Abrams notes the many examples of Palestinian duplicity. (“This very month, for example, Abbas publicly mourned the death of Mohammed Oudeh, mastermind of the 1972 Munich Olympics massacre: ‘The deceased was one of the prominent leaders of the Fatah movement and lived a life filled with the struggle, devoted effort, and the enormous sacrifice of the deceased for the sake of the legitimate problem of his people.'”) And what is Obama’s reaction to all this? Well, he’s now up to having a stern talk with Abbas rather than pretending the incitement doesn’t exist.
Swell, but that doesn’t really get at the root of the problem: Obama’s entire peace-process gambit is hopelessly flawed, indeed farcical, because it assumes if we just find the right maps (listen, Bill Clinton had them memorized, and it helped not at all at Camp David), we’d have a peace deal. This is the fallacy that underlies the post-Oslo peace-processing and the reason why, as Abrams argues, we’d do better to focus on “the character of that state, and of Palestinian society” than on the fine points of a deal to which one side is unable and unwilling to agree.
There is one more noteworthy item.
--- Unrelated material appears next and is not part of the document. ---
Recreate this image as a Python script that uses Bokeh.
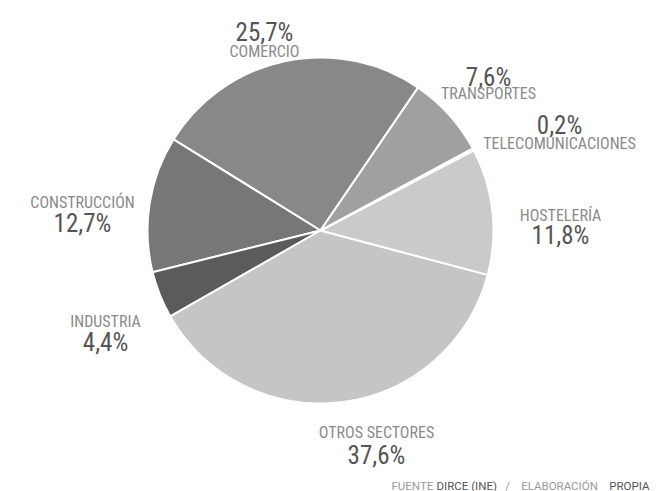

Abrams provides a candid account of a dinner with Abbas in June:
At a dinner for Abbas during his Washington visit, I confronted him with several recent examples of incitement, as well as the denial that he made to the President. His reply was that of a bureaucrat, not a peacemaker: He did not deny the allegations, but said that if true they should be raised at a tripartite committee (the United States, the Palestinian Authority and Israel) that had been established by the Oslo Accords.
Funny, in all the happy-talk reports from Jewish leaders and ex-government officials attending the dinner, they never mentioned this revealing episode. This is one more infuriating instance in which establishment Jewish leaders have placed comity ahead of honesty. It has seemed very important to them, at a cost to their own intellectual credibility, to sustain the illusion that the peace process is more than a futile exercise.
It would be helpful if both the administration and Jewish groups were frank about the central reason why the Palestinians have no state: they don’t want to give up killing Jews. But then they’d have to admit that their infatuation with the peace process and their hopes for a two-state solution are based on willful ignorance.